# [Directive]
In the data below, locate the line containing "Generate a LaTeX" and the line containing "(t41) at (650,182)", then retype both and everything between them exactly. Pictures are not part of the copy.

___ Material shown

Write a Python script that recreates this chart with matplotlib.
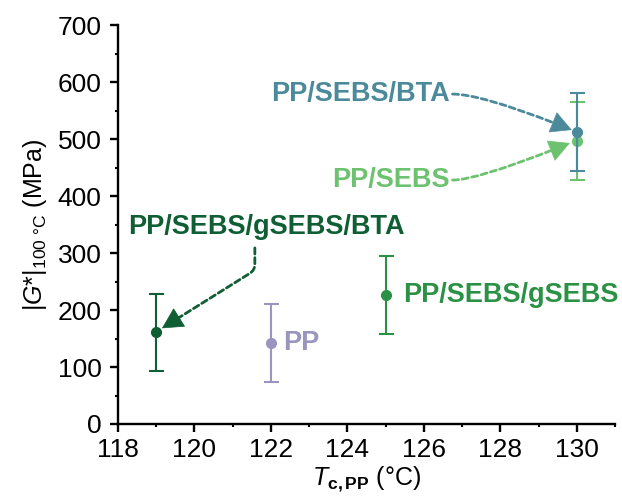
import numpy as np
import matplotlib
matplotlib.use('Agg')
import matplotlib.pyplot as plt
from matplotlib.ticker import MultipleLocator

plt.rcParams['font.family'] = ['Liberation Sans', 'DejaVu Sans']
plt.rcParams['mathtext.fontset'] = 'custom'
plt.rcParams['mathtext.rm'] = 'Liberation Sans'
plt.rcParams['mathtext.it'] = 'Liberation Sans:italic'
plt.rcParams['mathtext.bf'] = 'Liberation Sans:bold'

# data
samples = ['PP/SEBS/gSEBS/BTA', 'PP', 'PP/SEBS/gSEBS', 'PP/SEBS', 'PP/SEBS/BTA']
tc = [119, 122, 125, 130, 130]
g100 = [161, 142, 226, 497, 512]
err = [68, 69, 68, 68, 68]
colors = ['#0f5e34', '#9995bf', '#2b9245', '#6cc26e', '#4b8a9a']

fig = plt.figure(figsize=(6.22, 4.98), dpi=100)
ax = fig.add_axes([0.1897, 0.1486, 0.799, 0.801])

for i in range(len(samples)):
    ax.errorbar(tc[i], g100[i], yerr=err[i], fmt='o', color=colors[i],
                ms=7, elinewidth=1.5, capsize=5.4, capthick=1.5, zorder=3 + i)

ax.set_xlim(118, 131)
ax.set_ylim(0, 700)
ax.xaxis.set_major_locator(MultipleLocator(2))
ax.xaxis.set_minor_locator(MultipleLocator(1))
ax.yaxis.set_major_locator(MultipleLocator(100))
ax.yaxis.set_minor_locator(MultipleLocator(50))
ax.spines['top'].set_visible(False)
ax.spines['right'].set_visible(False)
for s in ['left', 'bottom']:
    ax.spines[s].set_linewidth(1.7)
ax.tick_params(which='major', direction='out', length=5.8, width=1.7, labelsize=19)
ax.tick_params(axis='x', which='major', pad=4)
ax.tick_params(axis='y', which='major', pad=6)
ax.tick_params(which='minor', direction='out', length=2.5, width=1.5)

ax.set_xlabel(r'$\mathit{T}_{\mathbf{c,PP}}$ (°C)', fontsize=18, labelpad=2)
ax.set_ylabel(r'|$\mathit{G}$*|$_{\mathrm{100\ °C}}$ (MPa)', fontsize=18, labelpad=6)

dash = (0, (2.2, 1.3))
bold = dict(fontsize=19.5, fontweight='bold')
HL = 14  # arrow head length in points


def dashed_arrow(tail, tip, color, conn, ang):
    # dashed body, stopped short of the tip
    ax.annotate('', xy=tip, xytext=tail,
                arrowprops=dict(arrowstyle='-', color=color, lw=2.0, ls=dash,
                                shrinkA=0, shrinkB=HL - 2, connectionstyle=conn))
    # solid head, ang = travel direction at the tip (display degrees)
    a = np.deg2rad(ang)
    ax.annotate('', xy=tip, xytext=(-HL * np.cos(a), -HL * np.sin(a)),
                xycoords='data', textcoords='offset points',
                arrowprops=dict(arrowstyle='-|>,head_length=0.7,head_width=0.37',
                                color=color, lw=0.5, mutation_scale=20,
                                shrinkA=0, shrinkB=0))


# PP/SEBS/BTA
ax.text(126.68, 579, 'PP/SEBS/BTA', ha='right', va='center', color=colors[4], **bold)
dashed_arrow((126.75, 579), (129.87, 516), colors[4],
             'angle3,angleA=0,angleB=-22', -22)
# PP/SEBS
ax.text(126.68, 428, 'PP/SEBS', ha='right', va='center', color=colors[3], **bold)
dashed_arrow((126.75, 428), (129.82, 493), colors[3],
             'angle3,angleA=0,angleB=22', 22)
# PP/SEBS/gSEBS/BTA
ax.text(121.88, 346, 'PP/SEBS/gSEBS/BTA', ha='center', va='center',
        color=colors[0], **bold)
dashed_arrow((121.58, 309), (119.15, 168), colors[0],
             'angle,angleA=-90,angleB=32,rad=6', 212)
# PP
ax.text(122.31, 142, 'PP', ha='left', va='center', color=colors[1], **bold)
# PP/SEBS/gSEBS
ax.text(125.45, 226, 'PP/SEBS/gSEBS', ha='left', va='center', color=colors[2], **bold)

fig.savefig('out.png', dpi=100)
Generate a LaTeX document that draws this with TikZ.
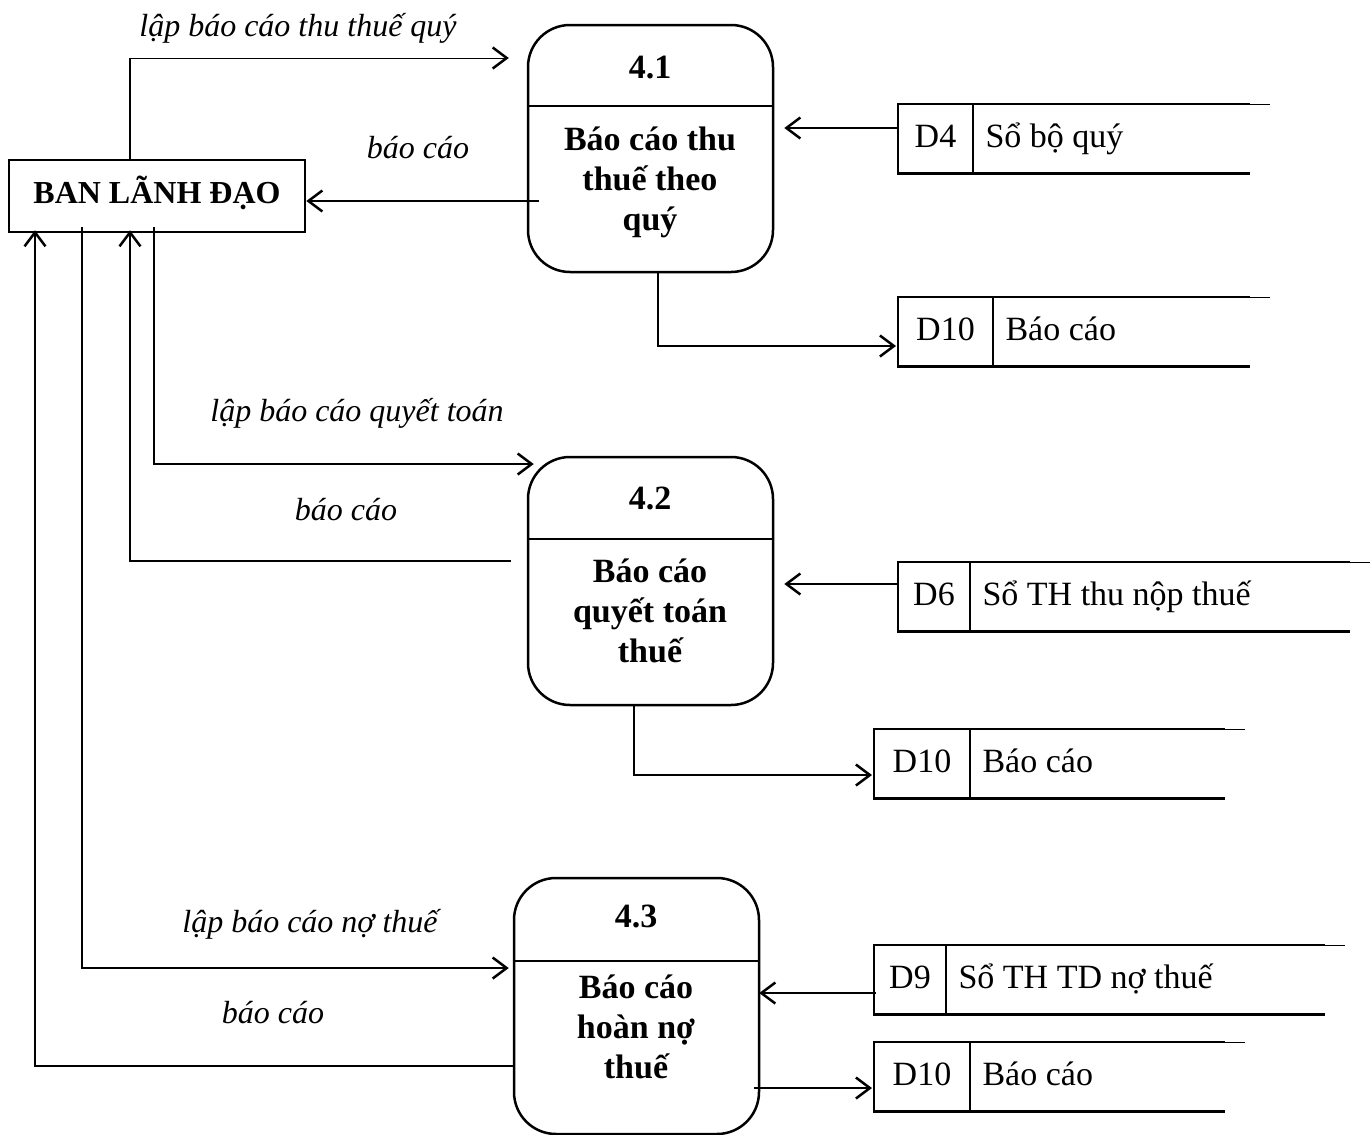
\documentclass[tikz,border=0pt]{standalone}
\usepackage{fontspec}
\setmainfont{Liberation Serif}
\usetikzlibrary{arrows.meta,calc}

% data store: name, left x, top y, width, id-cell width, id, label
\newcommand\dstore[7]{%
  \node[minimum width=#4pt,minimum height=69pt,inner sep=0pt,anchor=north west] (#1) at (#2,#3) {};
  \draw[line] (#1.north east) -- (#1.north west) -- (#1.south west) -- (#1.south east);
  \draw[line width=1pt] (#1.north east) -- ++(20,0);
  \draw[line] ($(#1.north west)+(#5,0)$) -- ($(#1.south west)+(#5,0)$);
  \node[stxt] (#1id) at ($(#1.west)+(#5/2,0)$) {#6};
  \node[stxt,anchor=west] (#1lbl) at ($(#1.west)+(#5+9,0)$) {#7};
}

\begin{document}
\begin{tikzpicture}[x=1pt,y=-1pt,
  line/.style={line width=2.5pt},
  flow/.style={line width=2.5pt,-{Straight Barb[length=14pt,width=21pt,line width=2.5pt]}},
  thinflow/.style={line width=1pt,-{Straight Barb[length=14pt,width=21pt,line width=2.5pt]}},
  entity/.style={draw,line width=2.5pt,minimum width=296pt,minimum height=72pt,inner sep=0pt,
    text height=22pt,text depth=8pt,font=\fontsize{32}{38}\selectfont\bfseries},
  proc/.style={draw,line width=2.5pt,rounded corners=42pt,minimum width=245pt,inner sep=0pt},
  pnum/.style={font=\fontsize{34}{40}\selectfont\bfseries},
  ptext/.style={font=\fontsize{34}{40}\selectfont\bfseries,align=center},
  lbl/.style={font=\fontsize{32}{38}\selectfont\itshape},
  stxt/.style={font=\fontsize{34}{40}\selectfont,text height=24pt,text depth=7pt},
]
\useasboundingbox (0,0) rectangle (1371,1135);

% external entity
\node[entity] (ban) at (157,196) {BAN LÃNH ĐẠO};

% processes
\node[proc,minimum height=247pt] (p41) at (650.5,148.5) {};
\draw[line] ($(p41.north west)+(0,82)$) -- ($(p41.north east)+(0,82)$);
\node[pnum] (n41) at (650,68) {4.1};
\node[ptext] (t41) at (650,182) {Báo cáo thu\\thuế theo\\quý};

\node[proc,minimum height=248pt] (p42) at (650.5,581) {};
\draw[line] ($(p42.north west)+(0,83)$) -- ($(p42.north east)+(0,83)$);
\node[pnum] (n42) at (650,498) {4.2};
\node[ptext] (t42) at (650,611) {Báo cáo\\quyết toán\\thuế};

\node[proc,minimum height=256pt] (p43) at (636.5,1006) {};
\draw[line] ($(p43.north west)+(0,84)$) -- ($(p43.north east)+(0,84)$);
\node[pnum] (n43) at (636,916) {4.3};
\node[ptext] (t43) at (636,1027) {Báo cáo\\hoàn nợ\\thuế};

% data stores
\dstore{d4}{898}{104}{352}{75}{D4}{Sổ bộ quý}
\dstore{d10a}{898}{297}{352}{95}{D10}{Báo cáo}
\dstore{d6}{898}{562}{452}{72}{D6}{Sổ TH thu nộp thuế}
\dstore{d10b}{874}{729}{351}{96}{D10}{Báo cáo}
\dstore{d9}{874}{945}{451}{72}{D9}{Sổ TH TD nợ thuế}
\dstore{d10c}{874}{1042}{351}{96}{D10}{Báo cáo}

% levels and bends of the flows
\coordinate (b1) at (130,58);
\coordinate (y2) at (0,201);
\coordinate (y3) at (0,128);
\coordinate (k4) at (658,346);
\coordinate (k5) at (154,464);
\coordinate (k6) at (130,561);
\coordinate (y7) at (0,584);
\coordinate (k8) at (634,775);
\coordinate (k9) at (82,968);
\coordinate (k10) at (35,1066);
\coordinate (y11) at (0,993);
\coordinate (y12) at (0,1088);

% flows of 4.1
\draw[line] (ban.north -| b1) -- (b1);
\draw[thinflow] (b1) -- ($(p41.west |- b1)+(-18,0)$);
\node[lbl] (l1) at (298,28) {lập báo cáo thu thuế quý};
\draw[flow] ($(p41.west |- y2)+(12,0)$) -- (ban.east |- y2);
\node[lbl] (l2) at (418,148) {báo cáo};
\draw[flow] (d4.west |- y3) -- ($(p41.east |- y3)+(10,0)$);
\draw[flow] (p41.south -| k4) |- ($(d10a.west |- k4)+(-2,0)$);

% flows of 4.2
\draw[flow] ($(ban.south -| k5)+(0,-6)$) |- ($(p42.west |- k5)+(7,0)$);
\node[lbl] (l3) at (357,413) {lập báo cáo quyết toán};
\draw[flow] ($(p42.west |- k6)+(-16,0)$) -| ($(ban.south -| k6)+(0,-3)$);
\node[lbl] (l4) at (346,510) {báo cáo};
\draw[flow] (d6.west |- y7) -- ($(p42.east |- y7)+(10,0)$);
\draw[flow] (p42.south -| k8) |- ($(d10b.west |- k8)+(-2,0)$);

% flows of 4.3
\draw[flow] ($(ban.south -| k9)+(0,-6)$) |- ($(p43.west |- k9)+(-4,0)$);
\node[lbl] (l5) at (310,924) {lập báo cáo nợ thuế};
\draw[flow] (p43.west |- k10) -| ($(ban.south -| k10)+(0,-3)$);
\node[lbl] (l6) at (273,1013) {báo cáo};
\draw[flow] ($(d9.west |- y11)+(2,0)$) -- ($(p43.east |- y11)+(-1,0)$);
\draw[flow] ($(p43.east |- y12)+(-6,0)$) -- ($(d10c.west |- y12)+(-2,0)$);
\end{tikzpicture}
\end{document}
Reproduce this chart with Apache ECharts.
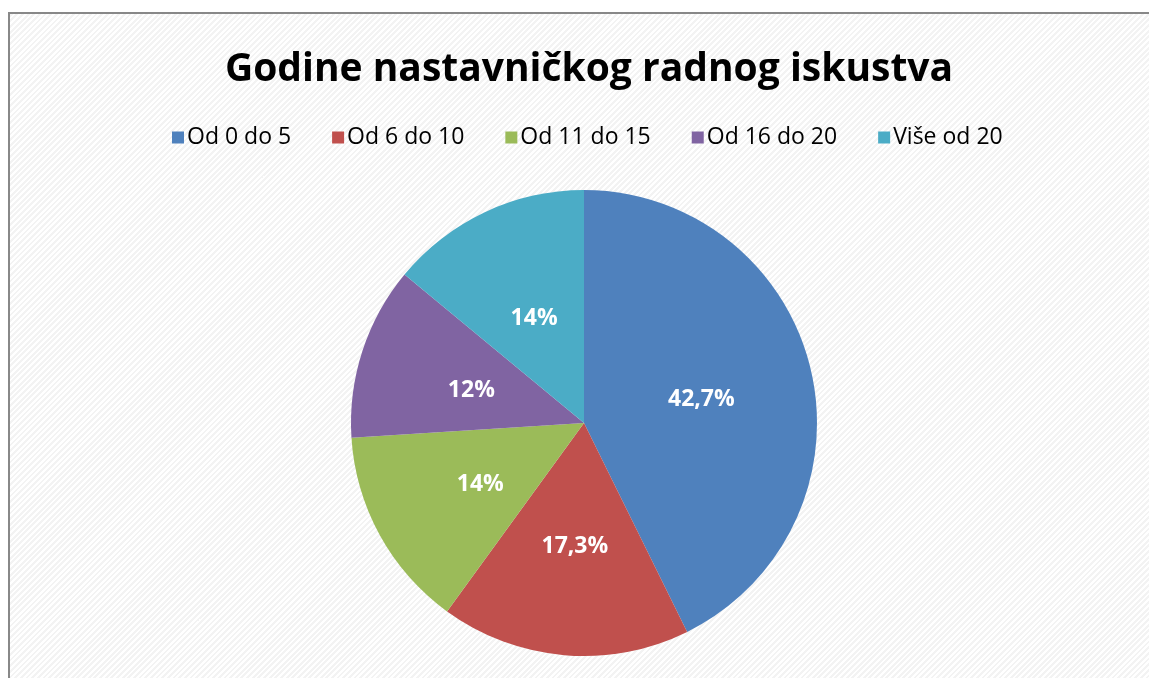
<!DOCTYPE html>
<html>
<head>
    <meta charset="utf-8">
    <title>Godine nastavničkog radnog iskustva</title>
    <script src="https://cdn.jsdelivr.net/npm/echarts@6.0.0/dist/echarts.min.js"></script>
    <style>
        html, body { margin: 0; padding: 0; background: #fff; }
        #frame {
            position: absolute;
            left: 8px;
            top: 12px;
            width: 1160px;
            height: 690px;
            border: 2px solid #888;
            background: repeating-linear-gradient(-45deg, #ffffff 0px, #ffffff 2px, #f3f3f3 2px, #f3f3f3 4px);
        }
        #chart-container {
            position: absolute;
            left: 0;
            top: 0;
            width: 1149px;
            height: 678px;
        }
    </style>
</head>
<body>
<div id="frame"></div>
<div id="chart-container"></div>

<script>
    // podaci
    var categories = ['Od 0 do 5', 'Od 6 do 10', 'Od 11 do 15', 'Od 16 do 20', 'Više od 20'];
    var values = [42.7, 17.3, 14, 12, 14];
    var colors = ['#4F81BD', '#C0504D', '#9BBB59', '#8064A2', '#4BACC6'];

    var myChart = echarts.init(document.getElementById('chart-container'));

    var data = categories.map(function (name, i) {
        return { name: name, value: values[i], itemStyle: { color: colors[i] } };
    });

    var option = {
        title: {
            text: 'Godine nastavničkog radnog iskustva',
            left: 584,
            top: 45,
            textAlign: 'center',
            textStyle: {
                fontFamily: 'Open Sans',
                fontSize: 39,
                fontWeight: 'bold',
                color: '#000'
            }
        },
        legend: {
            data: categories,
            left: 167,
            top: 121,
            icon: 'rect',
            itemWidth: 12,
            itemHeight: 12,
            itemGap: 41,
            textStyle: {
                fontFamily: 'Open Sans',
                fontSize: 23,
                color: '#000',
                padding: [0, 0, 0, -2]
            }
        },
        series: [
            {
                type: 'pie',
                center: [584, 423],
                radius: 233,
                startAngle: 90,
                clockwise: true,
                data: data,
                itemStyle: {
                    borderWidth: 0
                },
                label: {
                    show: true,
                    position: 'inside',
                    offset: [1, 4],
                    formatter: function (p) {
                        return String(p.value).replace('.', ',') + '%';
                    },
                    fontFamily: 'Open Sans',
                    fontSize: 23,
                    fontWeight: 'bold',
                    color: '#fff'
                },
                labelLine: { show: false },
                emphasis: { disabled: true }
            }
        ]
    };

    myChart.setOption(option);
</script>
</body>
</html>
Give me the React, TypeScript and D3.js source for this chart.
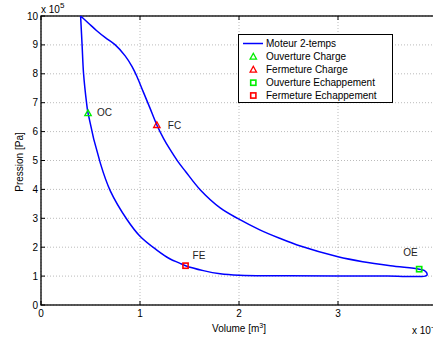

______

# [Answer in full]
Generate a LaTeX document that draws this with TikZ.
\documentclass[tikz,border=0pt]{standalone}
\usepackage{fontspec}
\setmainfont{Liberation Serif}
\usetikzlibrary{arrows.meta,calc}

% data store: name, left x, top y, width, id-cell width, id, label
\newcommand\dstore[7]{%
  \node[minimum width=#4pt,minimum height=69pt,inner sep=0pt,anchor=north west] (#1) at (#2,#3) {};
  \draw[line] (#1.north east) -- (#1.north west) -- (#1.south west) -- (#1.south east);
  \draw[line width=1pt] (#1.north east) -- ++(20,0);
  \draw[line] ($(#1.north west)+(#5,0)$) -- ($(#1.south west)+(#5,0)$);
  \node[stxt] (#1id) at ($(#1.west)+(#5/2,0)$) {#6};
  \node[stxt,anchor=west] (#1lbl) at ($(#1.west)+(#5+9,0)$) {#7};
}

\begin{document}
\begin{tikzpicture}[x=1pt,y=-1pt,
  line/.style={line width=2.5pt},
  flow/.style={line width=2.5pt,-{Straight Barb[length=14pt,width=21pt,line width=2.5pt]}},
  thinflow/.style={line width=1pt,-{Straight Barb[length=14pt,width=21pt,line width=2.5pt]}},
  entity/.style={draw,line width=2.5pt,minimum width=296pt,minimum height=72pt,inner sep=0pt,
    text height=22pt,text depth=8pt,font=\fontsize{32}{38}\selectfont\bfseries},
  proc/.style={draw,line width=2.5pt,rounded corners=42pt,minimum width=245pt,inner sep=0pt},
  pnum/.style={font=\fontsize{34}{40}\selectfont\bfseries},
  ptext/.style={font=\fontsize{34}{40}\selectfont\bfseries,align=center},
  lbl/.style={font=\fontsize{32}{38}\selectfont\itshape},
  stxt/.style={font=\fontsize{34}{40}\selectfont,text height=24pt,text depth=7pt},
]
\useasboundingbox (0,0) rectangle (1371,1135);

% external entity
\node[entity] (ban) at (157,196) {BAN LÃNH ĐẠO};

% processes
\node[proc,minimum height=247pt] (p41) at (650.5,148.5) {};
\draw[line] ($(p41.north west)+(0,82)$) -- ($(p41.north east)+(0,82)$);
\node[pnum] (n41) at (650,68) {4.1};
\node[ptext] (t41) at (650,182) {Báo cáo thu\\thuế theo\\quý};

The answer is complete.